What would you think about this plan? Is it good? If you are the SQL Server, what would you do? My answer is that I will put Compute Scalar operator after(before in the graph, but after in the data flow) Filter operator. Because Compute scalar may take more time (cost) on more rows If do it before the filter. I can’t find out why SQL Server doing that in such way. In regular cases, only calculated column will generate the plan that scalar operator run before the filter operator.
All queries are interpreted to series of physical operators that SQL Server can execute. Loogical operators describe relationships to help people understand the queries. From perspective of relatioinship of two sets, SQL Server has logical operator inner join, cross apply, left outer join, right outer join, full outer join, cross outer join, and outer apply.
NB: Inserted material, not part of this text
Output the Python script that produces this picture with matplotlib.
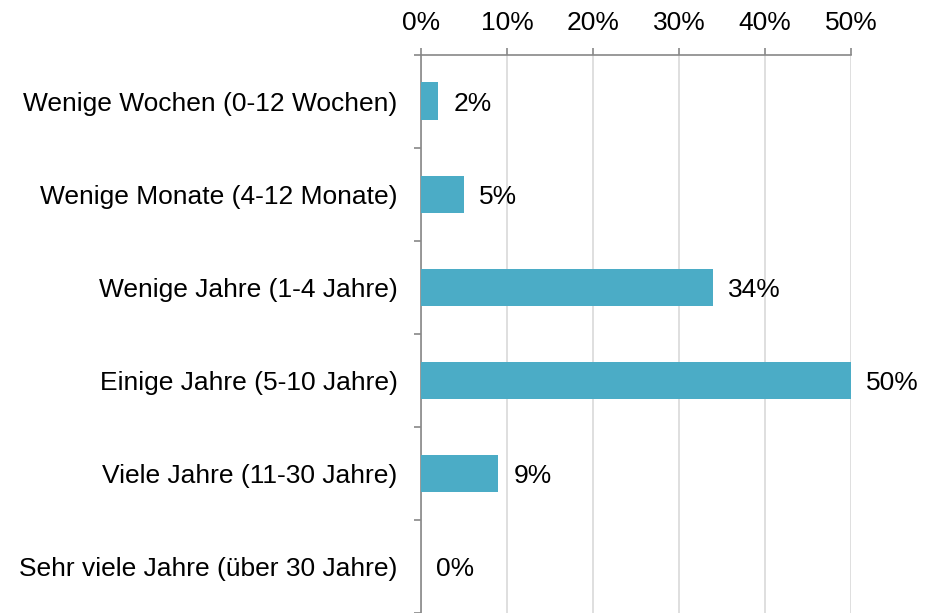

While 2 sets joining together, if returns from the relation are only from one set, the relationship is called Semi join. Exists, In (sub-query), and intersect are semi joins. If one set does not exist in another, the relationship is called Anti Semi join, such as Not Exists, Not In (sub-query), Except. At physical level, there are only 3 physical operators interpreting all logical operators. They are Nested Loop Join, Merge Join, and Hash Join. Sone logical operator has the same name with physical operator, like Table Scan, Clustered Index Scan, clustered Index Seek, etc.